Читаем Борис Парамонов на радио "Свобода" -июнь 2003- декабрь 2004 полностью

Название этой передачи навеяно романом Александра Шарова "До и во время", появившимся в середине 90-х годов и вызвавшим скандал в самой редакции журнала, его опубликовавшего. Один из членов редколлегии, Ирина Роднянская, печатно отмежевалась от решения роман публиковать. Аргументы, ею приводившиеся, свидетельствовали о непонимании его поэтики: это была вещь фантастическая, напоминавшая приемы так называемого магического реализма. Сталин был сделан сыном мадам де Сталь - знаменитой писательницы эпохи Французской революции, непримиримой врагини Наполеона, побывавшей в России в период ее изгнания, хотя хронологически, конечно, это было невозможно: Жермена де Сталь умерла в 1817 году. Помнится, Роднянскую особенно возмутила та деталь романа, в которой описывалась внешность Сталина, в частности, его огромный высокий лоб, тогда как в действительности сталинский лоб был чрезвычайно низок. "Низколобый тиран" - так его называли в эмиграции.

Мы поговорим о проблемах, связанных со Сталиным, в связи с отношением мадам де Сталь к Наполеону. Сейчас появилась возможность говорить об этом со знанием первоисточников - ибо в России недавно была издана книга де Сталь "Десять лет в изгнании".

Издание очень хорошее - великолепный перевод В. Мильчиной и обширные комментарии, сделанные ею же. Читая этот перевод, мы чувствуем себя в атмосфере начала 19 века. Вспоминается проза Пушкина, как известно, многим обязанного французам. Его проза определялась галльским влиянием, и она не получила развития в России. Утрачен был пушкинский суховатый, но элегантный лаконизм. Русский литературный язык после Пушкина как-то расплылся - и в этом смысле, если угодно, стал более русским: тесто, сбежавшее из квашни.

Я по этому случаю не могу не упомянуть статью известного культуролога Михаила Эпштейна "Говорит ли философия по-русски?", появившуюся в новом толстом журнале "Nota Bene", первый номер которого недавно вышел в Израиле.
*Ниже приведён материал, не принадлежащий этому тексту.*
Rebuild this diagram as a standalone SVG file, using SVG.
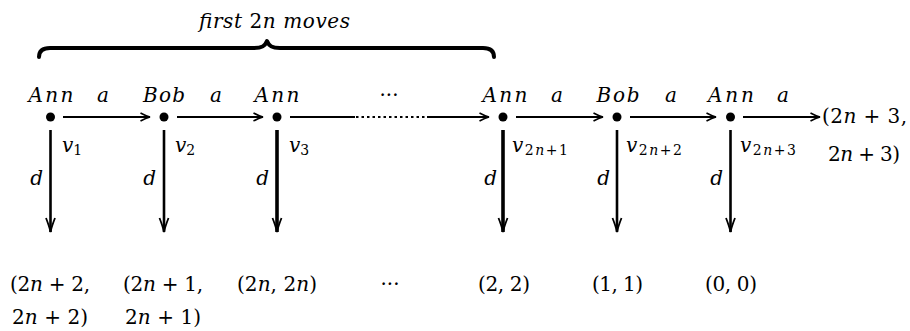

Зацепка статьи - размышления известной переводчицы Бахтина на английский Кэрол Эмерсон. Бахтинская идея диалогизма не только заимствована у Мартина Бубера, но и находит свое основание в самом характере русского языка, не склонного к афористичности определенно высказанной мысли. Кэрол Эмерсон говорит, что Бахтин пишет не предложениями, а высказываниями, что отвечает самому духу русского языка. Эпштейн по этому поводу пишет: "Русская речь течет, а не кончается, а афоризм требует законченности. Свободный порядок слов намекает на устность, напевность, незастылость, некоторую даже неписьменность языка... Русский язык, кажется, не вполне сложился в письменный, в нем много устности, интонационной свободы, слова легко переставляются, как если бы зависели от собеседника, от мимолетных обстоятельств речи, а не ложились навечно на бумагу".

Эпштейн приводит интересный пример из Достоевского, которому, можно сказать, приписали - и ложно приписали - один ставший слишком известным афоризм из "Идиота": красота спасет мир. Но это не Достоевского слова, и даже не князя Мышкина, а Ипполита. Вот как это звучит в романе: "Правда, князь, что вы раз говорили, что мир спасет красота? Господа, - закричал он громко всем, - князь утверждает, что мир спасет красота! А я утверждаю, что у него оттого такие игривые мысли, что он теперь влюблен. Господа, князь влюблен; давеча, только что он вошел, я в этом убедился. Не краснейте, князь, мне вас жалко станет. Какая красота спасет мир? Мне это Коля пересказал... Вы ревностный христианин, Коля говорит, что вы сами себя называете христианином".

Как видим, афоризм растворяется в некоей словесной каше, расплывается хотя бы и маслом. И вообще это не Достоевский, а "Коля сказал". Вот сущность пресловутого диалогизма: мысль нельзя идентифицировать с ее автором, то есть, другими словами, никто за нее не несет ответственности. Вспоминая модную теорию, можно сказать, что это именно в России произошла смерть автора - задолго до того, как ее обнаружили в Европе.

Между тем Пушкин был именно автором, не нуждавшимся в посредничестве никакого "Коли". Мадам де Сталь, будучи в России в 1812 году, с ним не могла встретиться: он тогда еще был лицеистом. Вот несколько ее суждений о русской культуре: "Остроумие, красноречие, литература - вещи, в России неизвестные; здесь гордятся и чванятся роскошью, могуществом и отвагой. Все прочие способы отличиться нация эта, в чьих нравах азиатского куда больше, нежели европейского, по сей день почитает проявлениями изнеженности и тщеславия.